### GIVEN INFORMATION:

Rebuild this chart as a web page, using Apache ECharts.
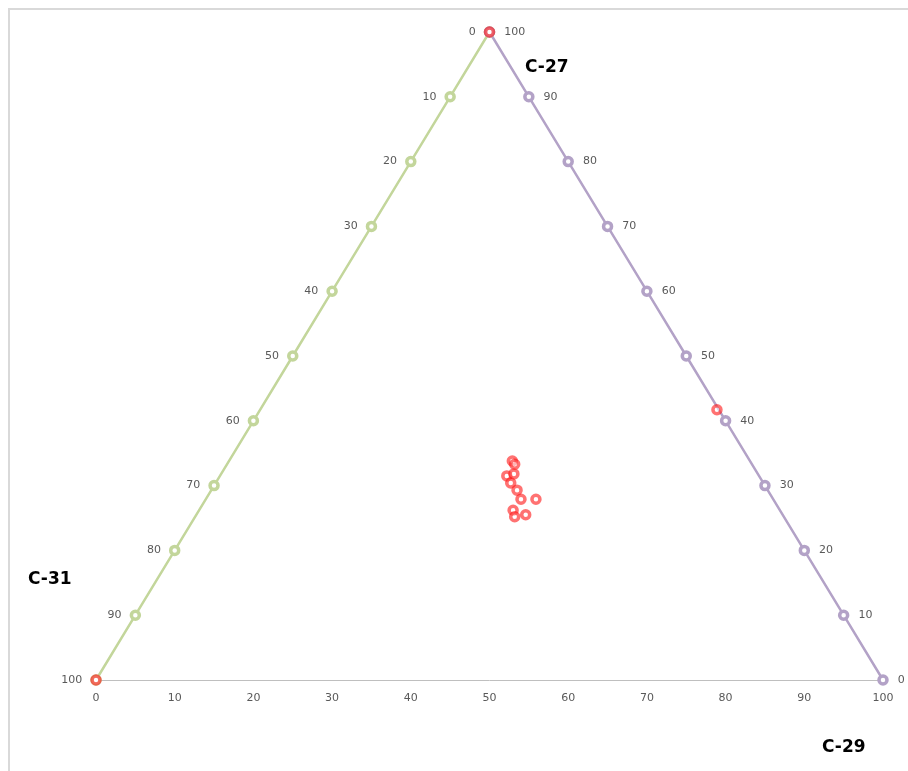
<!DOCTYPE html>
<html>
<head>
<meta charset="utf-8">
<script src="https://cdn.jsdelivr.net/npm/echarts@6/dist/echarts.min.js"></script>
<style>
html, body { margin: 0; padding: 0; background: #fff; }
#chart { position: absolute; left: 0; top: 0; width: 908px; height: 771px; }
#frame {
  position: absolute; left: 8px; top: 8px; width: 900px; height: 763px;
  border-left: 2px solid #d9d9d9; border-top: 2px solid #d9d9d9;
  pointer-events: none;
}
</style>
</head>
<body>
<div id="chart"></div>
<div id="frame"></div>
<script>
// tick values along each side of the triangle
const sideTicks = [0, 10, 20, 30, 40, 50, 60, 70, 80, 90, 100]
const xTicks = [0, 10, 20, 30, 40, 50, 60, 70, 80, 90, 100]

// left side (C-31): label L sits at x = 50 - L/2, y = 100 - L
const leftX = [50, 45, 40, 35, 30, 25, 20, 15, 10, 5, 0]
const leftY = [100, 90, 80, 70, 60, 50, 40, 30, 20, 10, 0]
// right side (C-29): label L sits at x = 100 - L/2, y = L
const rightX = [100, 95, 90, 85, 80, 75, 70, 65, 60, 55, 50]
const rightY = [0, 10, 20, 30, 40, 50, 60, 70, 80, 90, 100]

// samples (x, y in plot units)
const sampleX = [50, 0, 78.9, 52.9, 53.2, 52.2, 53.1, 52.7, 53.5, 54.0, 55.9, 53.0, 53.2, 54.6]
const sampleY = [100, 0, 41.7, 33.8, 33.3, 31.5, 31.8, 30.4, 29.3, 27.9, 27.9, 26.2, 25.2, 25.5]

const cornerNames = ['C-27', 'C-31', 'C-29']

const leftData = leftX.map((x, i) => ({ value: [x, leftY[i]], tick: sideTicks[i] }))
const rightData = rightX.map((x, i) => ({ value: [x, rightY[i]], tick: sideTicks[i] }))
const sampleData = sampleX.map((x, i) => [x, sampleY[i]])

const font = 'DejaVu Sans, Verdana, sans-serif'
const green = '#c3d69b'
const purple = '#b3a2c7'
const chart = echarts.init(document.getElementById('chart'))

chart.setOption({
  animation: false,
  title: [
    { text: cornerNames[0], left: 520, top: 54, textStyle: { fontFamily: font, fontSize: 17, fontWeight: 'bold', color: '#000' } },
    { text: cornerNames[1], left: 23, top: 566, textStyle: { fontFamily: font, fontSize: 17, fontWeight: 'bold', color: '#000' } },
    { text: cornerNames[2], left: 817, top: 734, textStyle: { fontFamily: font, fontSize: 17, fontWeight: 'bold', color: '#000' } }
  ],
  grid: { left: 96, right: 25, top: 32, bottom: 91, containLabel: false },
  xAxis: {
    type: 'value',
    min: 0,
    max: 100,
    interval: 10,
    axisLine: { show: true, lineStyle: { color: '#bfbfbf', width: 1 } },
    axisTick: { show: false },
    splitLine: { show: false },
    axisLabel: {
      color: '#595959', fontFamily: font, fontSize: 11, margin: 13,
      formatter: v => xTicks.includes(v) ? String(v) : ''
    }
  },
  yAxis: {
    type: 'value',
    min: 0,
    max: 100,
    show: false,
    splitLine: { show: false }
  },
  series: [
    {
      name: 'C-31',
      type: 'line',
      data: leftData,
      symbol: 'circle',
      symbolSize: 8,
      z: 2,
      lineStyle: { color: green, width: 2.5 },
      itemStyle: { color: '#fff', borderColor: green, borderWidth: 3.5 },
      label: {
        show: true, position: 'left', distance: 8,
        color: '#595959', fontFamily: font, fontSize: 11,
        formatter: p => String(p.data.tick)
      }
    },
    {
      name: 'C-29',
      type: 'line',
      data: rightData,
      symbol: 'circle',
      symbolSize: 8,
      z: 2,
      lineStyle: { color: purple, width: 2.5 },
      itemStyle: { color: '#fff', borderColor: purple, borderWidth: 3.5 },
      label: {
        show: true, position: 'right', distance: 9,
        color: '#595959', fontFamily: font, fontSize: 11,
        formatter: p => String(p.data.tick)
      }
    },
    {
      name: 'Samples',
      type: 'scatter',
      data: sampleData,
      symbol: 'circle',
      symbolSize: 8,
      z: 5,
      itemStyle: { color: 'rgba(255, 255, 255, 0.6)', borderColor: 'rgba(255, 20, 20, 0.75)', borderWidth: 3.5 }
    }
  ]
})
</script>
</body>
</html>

### OBJECTIVE:
All of the data above should be quoted exactly, except for the pictures.

### ANSWER TO THE TASK:
Rebuild this chart as a web page, using Apache ECharts.
<!DOCTYPE html>
<html>
<head>
<meta charset="utf-8">
<script src="https://cdn.jsdelivr.net/npm/echarts@6/dist/echarts.min.js"></script>
<style>
html, body { margin: 0; padding: 0; background: #fff; }
#chart { position: absolute; left: 0; top: 0; width: 908px; height: 771px; }
#frame {
  position: absolute; left: 8px; top: 8px; width: 900px; height: 763px;
  border-left: 2px solid #d9d9d9; border-top: 2px solid #d9d9d9;
  pointer-events: none;
}
</style>
</head>
<body>
<div id="chart"></div>
<div id="frame"></div>
<script>
// tick values along each side of the triangle
const sideTicks = [0, 10, 20, 30, 40, 50, 60, 70, 80, 90, 100]
const xTicks = [0, 10, 20, 30, 40, 50, 60, 70, 80, 90, 100]

// left side (C-31): label L sits at x = 50 - L/2, y = 100 - L
const leftX = [50, 45, 40, 35, 30, 25, 20, 15, 10, 5, 0]
const leftY = [100, 90, 80, 70, 60, 50, 40, 30, 20, 10, 0]
// right side (C-29): label L sits at x = 100 - L/2, y = L
const rightX = [100, 95, 90, 85, 80, 75, 70, 65, 60, 55, 50]
const rightY = [0, 10, 20, 30, 40, 50, 60, 70, 80, 90, 100]

// samples (x, y in plot units)
const sampleX = [50, 0, 78.9, 52.9, 53.2, 52.2, 53.1, 52.7, 53.5, 54.0, 55.9, 53.0, 53.2, 54.6]
const sampleY = [100, 0, 41.7, 33.8, 33.3, 31.5, 31.8, 30.4, 29.3, 27.9, 27.9, 26.2, 25.2, 25.5]

const cornerNames = ['C-27', 'C-31', 'C-29']

const leftData = leftX.map((x, i) => ({ value: [x, leftY[i]], tick: sideTicks[i] }))
const rightData = rightX.map((x, i) => ({ value: [x, rightY[i]], tick: sideTicks[i] }))
const sampleData = sampleX.map((x, i) => [x, sampleY[i]])

const font = 'DejaVu Sans, Verdana, sans-serif'
const green = '#c3d69b'
const purple = '#b3a2c7'
const chart = echarts.init(document.getElementById('chart'))

chart.setOption({
  animation: false,
  title: [
    { text: cornerNames[0], left: 520, top: 54, textStyle: { fontFamily: font, fontSize: 17, fontWeight: 'bold', color: '#000' } },
    { text: cornerNames[1], left: 23, top: 566, textStyle: { fontFamily: font, fontSize: 17, fontWeight: 'bold', color: '#000' } },
    { text: cornerNames[2], left: 817, top: 734, textStyle: { fontFamily: font, fontSize: 17, fontWeight: 'bold', color: '#000' } }
  ],
  grid: { left: 96, right: 25, top: 32, bottom: 91, containLabel: false },
  xAxis: {
    type: 'value',
    min: 0,
    max: 100,
    interval: 10,
    axisLine: { show: true, lineStyle: { color: '#bfbfbf', width: 1 } },
    axisTick: { show: false },
    splitLine: { show: false },
    axisLabel: {
      color: '#595959', fontFamily: font, fontSize: 11, margin: 13,
      formatter: v => xTicks.includes(v) ? String(v) : ''
    }
  },
  yAxis: {
    type: 'value',
    min: 0,
    max: 100,
    show: false,
    splitLine: { show: false }
  },
  series: [
    {
      name: 'C-31',
      type: 'line',
      data: leftData,
      symbol: 'circle',
      symbolSize: 8,
      z: 2,
      lineStyle: { color: green, width: 2.5 },
      itemStyle: { color: '#fff', borderColor: green, borderWidth: 3.5 },
      label: {
        show: true, position: 'left', distance: 8,
        color: '#595959', fontFamily: font, fontSize: 11,
        formatter: p => String(p.data.tick)
      }
    },
    {
      name: 'C-29',
      type: 'line',
      data: rightData,
      symbol: 'circle',
      symbolSize: 8,
      z: 2,
      lineStyle: { color: purple, width: 2.5 },
      itemStyle: { color: '#fff', borderColor: purple, borderWidth: 3.5 },
      label: {
        show: true, position: 'right', distance: 9,
        color: '#595959', fontFamily: font, fontSize: 11,
        formatter: p => String(p.data.tick)
      }
    },
    {
      name: 'Samples',
      type: 'scatter',
      data: sampleData,
      symbol: 'circle',
      symbolSize: 8,
      z: 5,
      itemStyle: { color: 'rgba(255, 255, 255, 0.6)', borderColor: 'rgba(255, 20, 20, 0.75)', borderWidth: 3.5 }
    }
  ]
})
</script>
</body>
</html>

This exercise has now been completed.